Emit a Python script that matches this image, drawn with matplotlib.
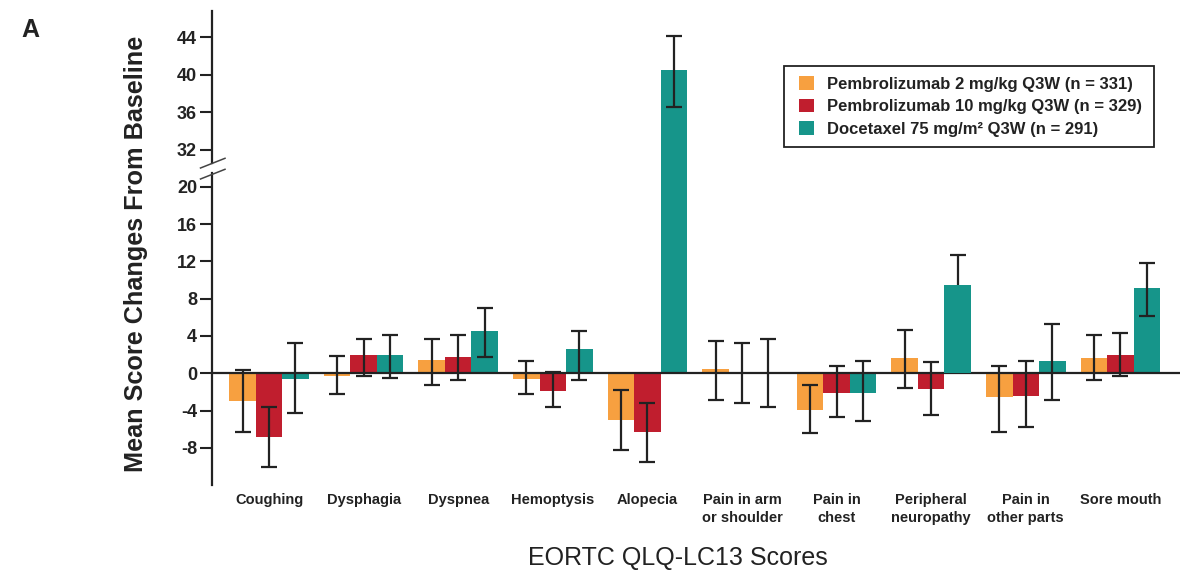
import numpy as np
import matplotlib
matplotlib.use("Agg")
import matplotlib.pyplot as plt
from matplotlib.patches import Patch, Rectangle
from matplotlib.lines import Line2D

plt.rcParams['font.family'] = ['Liberation Sans', 'DejaVu Sans']
plt.rcParams['axes.unicode_minus'] = False

categories = ["Coughing", "Dysphagia", "Dyspnea", "Hemoptysis", "Alopecia",
              "Pain in arm\nor shoulder", "Pain in\nchest", "Peripheral\nneuropathy",
              "Pain in\nother parts", "Sore mouth"]

series_names = ["Pembrolizumab 2 mg/kg Q3W (n = 331)",
                "Pembrolizumab 10 mg/kg Q3W (n = 329)",
                "Docetaxel 75 mg/m\u00b2 Q3W (n = 291)"]

pem2 = [-3.0, -0.3, 1.4, -0.6, -5.0, 0.5, -3.9, 1.6, -2.5, 1.6]
pem2_lo = [-6.3, -2.2, -1.2, -2.2, -8.2, -2.9, -6.4, -1.6, -6.3, -0.7]
pem2_hi = [0.4, 1.9, 3.7, 1.3, -1.8, 3.5, -1.2, 4.6, 0.8, 4.1]

pem10 = [-6.8, 2.0, 1.8, -1.9, -6.3, 0.0, -2.1, -1.7, -2.4, 2.0]
pem10_lo = [-10.0, -0.25, -0.7, -3.6, -9.5, -3.2, -4.65, -4.45, -5.8, -0.3]
pem10_hi = [-3.6, 3.7, 4.1, 0.15, -3.15, 3.3, 0.8, 1.25, 1.3, 4.35]

doc = [-0.6, 2.0, 4.5, 2.65, 40.5, 0.0, -2.1, 9.5, 1.35, 9.1]
doc_lo = [-4.25, -0.5, 1.7, -0.7, 36.6, -3.6, -5.1, 6.3, -2.9, 6.1]
doc_hi = [3.25, 4.15, 7.0, 4.55, 44.15, 3.7, 1.3, 12.7, 5.3, 11.8]

colors = ["#F7A040", "#C01E2E", "#16958A"]
ink = "#222222"

W, H = 1184, 573
fig = plt.figure(figsize=(W / 100, H / 100), dpi=100)

# two stacked panels with the same vertical scale; the lower one reaches up
# to the upper one so tall bars run continuously across the break
left, right = 211.7 / W, 1180 / W
ax_top = fig.add_axes([left, 1 - 163 / H, right - left, (163 - 11) / H])
ax_bot = fig.add_axes([left, 1 - 485 / H, right - left, (485 - 163) / H])

x = np.arange(len(categories))
bw = 0.28
series = [(pem2, pem2_lo, pem2_hi), (pem10, pem10_lo, pem10_hi), (doc, doc_lo, doc_hi)]

for ax in (ax_top, ax_bot):
    for k, (vals, lo, hi) in enumerate(series):
        vals = np.array(vals); lo = np.array(lo); hi = np.array(hi)
        xs = x + (k - 1) * bw
        bars = ax.bar(xs, vals, width=bw, color=colors[k], zorder=2, linewidth=0)
        ax.errorbar(xs, vals, yerr=[vals - lo, hi - vals], fmt='none',
                    ecolor=ink, elinewidth=1.6, capsize=5.5, capthick=1.6, zorder=3)
        if k == 2:
            # the neuropathy docetaxel bar hides the lower half of its interval
            bars[7].set_zorder(4)
    ax.set_xlim((211.7 - 269) / 94.6, (1180 - 269) / 94.6)
    for s in ("top", "right", "bottom"):
        ax.spines[s].set_visible(False)
    ax.spines["left"].set_linewidth(1.6)
    ax.spines["left"].set_color(ink)
    ax.tick_params(axis="y", direction="out", length=9, width=1.5, color=ink,
                   pad=1.5, labelsize=13, labelcolor=ink)
    for lab in ax.get_yticklabels():
        lab.set_fontweight("bold")
    ax.set_facecolor("none")

ax_top.set_ylim(30.6, 46.8)
ax_top.set_yticks([32, 36, 40, 44])
ax_top.set_yticklabels(["32", "36", "40", "44"], fontweight="bold")
ax_top.set_xticks([])

ax_bot.set_ylim(-11.97, 22.54)
ax_bot.spines["left"].set_bounds(-11.97, 21.47)
bot_ticks = [-8, -4, 0, 4, 8, 12, 16, 20]
ax_bot.set_yticks(bot_ticks)
ax_bot.set_yticklabels([str(t) for t in bot_ticks], fontweight="bold")
ax_bot.axhline(0, color=ink, lw=1.6, zorder=2.5)
ax_bot.set_xticks(x)
ax_bot.set_xticklabels(categories, fontsize=10.5, fontweight="bold", color=ink,
                       linespacing=1.3, va="top")
ax_bot.tick_params(axis="x", length=0, pad=6)

# axis break marks
for y0, y1 in ((168, 158.3), (179, 169.3)):
    fig.add_artist(Line2D([200.5 / W, 225 / W], [1 - y0 / H, 1 - y1 / H],
                          color="#444444", lw=1.1, transform=fig.transFigure))

fig.text(21 / W, 1 - 30 / H, "A", fontsize=18, fontweight="bold", color=ink,
         ha="left", va="center")
fig.text(136 / W, 1 - 254 / H, "Mean Score Changes From Baseline", rotation=90,
         fontsize=18.2, fontweight="bold", color=ink, ha="center", va="center")
fig.text(678 / W, 1 - 558 / H, "EORTC QLQ-LC13 Scores", fontsize=18, color=ink,
         ha="center", va="center")

handles = [Patch(facecolor=c, edgecolor="none") for c in colors]
fig.add_artist(Rectangle((784 / W, 1 - 147 / H), (1154 - 784) / W, (147 - 66) / H,
                         transform=fig.transFigure, fill=False, edgecolor=ink, lw=1.3))
fig.legend(handles, series_names, loc="upper left",
           bbox_to_anchor=(799 / W, 1 - 76 / H), frameon=False,
           borderpad=0, borderaxespad=0, handlelength=0.9, handleheight=0.9,
           handletextpad=0.8, labelspacing=0.41,
           prop={"size": 12, "weight": "bold"}, labelcolor=ink)

fig.savefig("out.png", dpi=100)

++++

DIRECTIONS: Omit every picture while copying the listing above exactly.

SOLUTION TO THE PROBLEM:
Emit a Python script that matches this image, drawn with matplotlib.
import numpy as np
import matplotlib
matplotlib.use("Agg")
import matplotlib.pyplot as plt
from matplotlib.patches import Patch, Rectangle
from matplotlib.lines import Line2D

plt.rcParams['font.family'] = ['Liberation Sans', 'DejaVu Sans']
plt.rcParams['axes.unicode_minus'] = False

categories = ["Coughing", "Dysphagia", "Dyspnea", "Hemoptysis", "Alopecia",
              "Pain in arm\nor shoulder", "Pain in\nchest", "Peripheral\nneuropathy",
              "Pain in\nother parts", "Sore mouth"]

series_names = ["Pembrolizumab 2 mg/kg Q3W (n = 331)",
                "Pembrolizumab 10 mg/kg Q3W (n = 329)",
                "Docetaxel 75 mg/m\u00b2 Q3W (n = 291)"]

pem2 = [-3.0, -0.3, 1.4, -0.6, -5.0, 0.5, -3.9, 1.6, -2.5, 1.6]
pem2_lo = [-6.3, -2.2, -1.2, -2.2, -8.2, -2.9, -6.4, -1.6, -6.3, -0.7]
pem2_hi = [0.4, 1.9, 3.7, 1.3, -1.8, 3.5, -1.2, 4.6, 0.8, 4.1]

pem10 = [-6.8, 2.0, 1.8, -1.9, -6.3, 0.0, -2.1, -1.7, -2.4, 2.0]
pem10_lo = [-10.0, -0.25, -0.7, -3.6, -9.5, -3.2, -4.65, -4.45, -5.8, -0.3]
pem10_hi = [-3.6, 3.7, 4.1, 0.15, -3.15, 3.3, 0.8, 1.25, 1.3, 4.35]

doc = [-0.6, 2.0, 4.5, 2.65, 40.5, 0.0, -2.1, 9.5, 1.35, 9.1]
doc_lo = [-4.25, -0.5, 1.7, -0.7, 36.6, -3.6, -5.1, 6.3, -2.9, 6.1]
doc_hi = [3.25, 4.15, 7.0, 4.55, 44.15, 3.7, 1.3, 12.7, 5.3, 11.8]

colors = ["#F7A040", "#C01E2E", "#16958A"]
ink = "#222222"

W, H = 1184, 573
fig = plt.figure(figsize=(W / 100, H / 100), dpi=100)

# two stacked panels with the same vertical scale; the lower one reaches up
# to the upper one so tall bars run continuously across the break
left, right = 211.7 / W, 1180 / W
ax_top = fig.add_axes([left, 1 - 163 / H, right - left, (163 - 11) / H])
ax_bot = fig.add_axes([left, 1 - 485 / H, right - left, (485 - 163) / H])

x = np.arange(len(categories))
bw = 0.28
series = [(pem2, pem2_lo, pem2_hi), (pem10, pem10_lo, pem10_hi), (doc, doc_lo, doc_hi)]

for ax in (ax_top, ax_bot):
    for k, (vals, lo, hi) in enumerate(series):
        vals = np.array(vals); lo = np.array(lo); hi = np.array(hi)
        xs = x + (k - 1) * bw
        bars = ax.bar(xs, vals, width=bw, color=colors[k], zorder=2, linewidth=0)
        ax.errorbar(xs, vals, yerr=[vals - lo, hi - vals], fmt='none',
                    ecolor=ink, elinewidth=1.6, capsize=5.5, capthick=1.6, zorder=3)
        if k == 2:
            # the neuropathy docetaxel bar hides the lower half of its interval
            bars[7].set_zorder(4)
    ax.set_xlim((211.7 - 269) / 94.6, (1180 - 269) / 94.6)
    for s in ("top", "right", "bottom"):
        ax.spines[s].set_visible(False)
    ax.spines["left"].set_linewidth(1.6)
    ax.spines["left"].set_color(ink)
    ax.tick_params(axis="y", direction="out", length=9, width=1.5, color=ink,
                   pad=1.5, labelsize=13, labelcolor=ink)
    for lab in ax.get_yticklabels():
        lab.set_fontweight("bold")
    ax.set_facecolor("none")

ax_top.set_ylim(30.6, 46.8)
ax_top.set_yticks([32, 36, 40, 44])
ax_top.set_yticklabels(["32", "36", "40", "44"], fontweight="bold")
ax_top.set_xticks([])

ax_bot.set_ylim(-11.97, 22.54)
ax_bot.spines["left"].set_bounds(-11.97, 21.47)
bot_ticks = [-8, -4, 0, 4, 8, 12, 16, 20]
ax_bot.set_yticks(bot_ticks)
ax_bot.set_yticklabels([str(t) for t in bot_ticks], fontweight="bold")
ax_bot.axhline(0, color=ink, lw=1.6, zorder=2.5)
ax_bot.set_xticks(x)
ax_bot.set_xticklabels(categories, fontsize=10.5, fontweight="bold", color=ink,
                       linespacing=1.3, va="top")
ax_bot.tick_params(axis="x", length=0, pad=6)

# axis break marks
for y0, y1 in ((168, 158.3), (179, 169.3)):
    fig.add_artist(Line2D([200.5 / W, 225 / W], [1 - y0 / H, 1 - y1 / H],
                          color="#444444", lw=1.1, transform=fig.transFigure))

fig.text(21 / W, 1 - 30 / H, "A", fontsize=18, fontweight="bold", color=ink,
         ha="left", va="center")
fig.text(136 / W, 1 - 254 / H, "Mean Score Changes From Baseline", rotation=90,
         fontsize=18.2, fontweight="bold", color=ink, ha="center", va="center")
fig.text(678 / W, 1 - 558 / H, "EORTC QLQ-LC13 Scores", fontsize=18, color=ink,
         ha="center", va="center")

handles = [Patch(facecolor=c, edgecolor="none") for c in colors]
fig.add_artist(Rectangle((784 / W, 1 - 147 / H), (1154 - 784) / W, (147 - 66) / H,
                         transform=fig.transFigure, fill=False, edgecolor=ink, lw=1.3))
fig.legend(handles, series_names, loc="upper left",
           bbox_to_anchor=(799 / W, 1 - 76 / H), frameon=False,
           borderpad=0, borderaxespad=0, handlelength=0.9, handleheight=0.9,
           handletextpad=0.8, labelspacing=0.41,
           prop={"size": 12, "weight": "bold"}, labelcolor=ink)

fig.savefig("out.png", dpi=100)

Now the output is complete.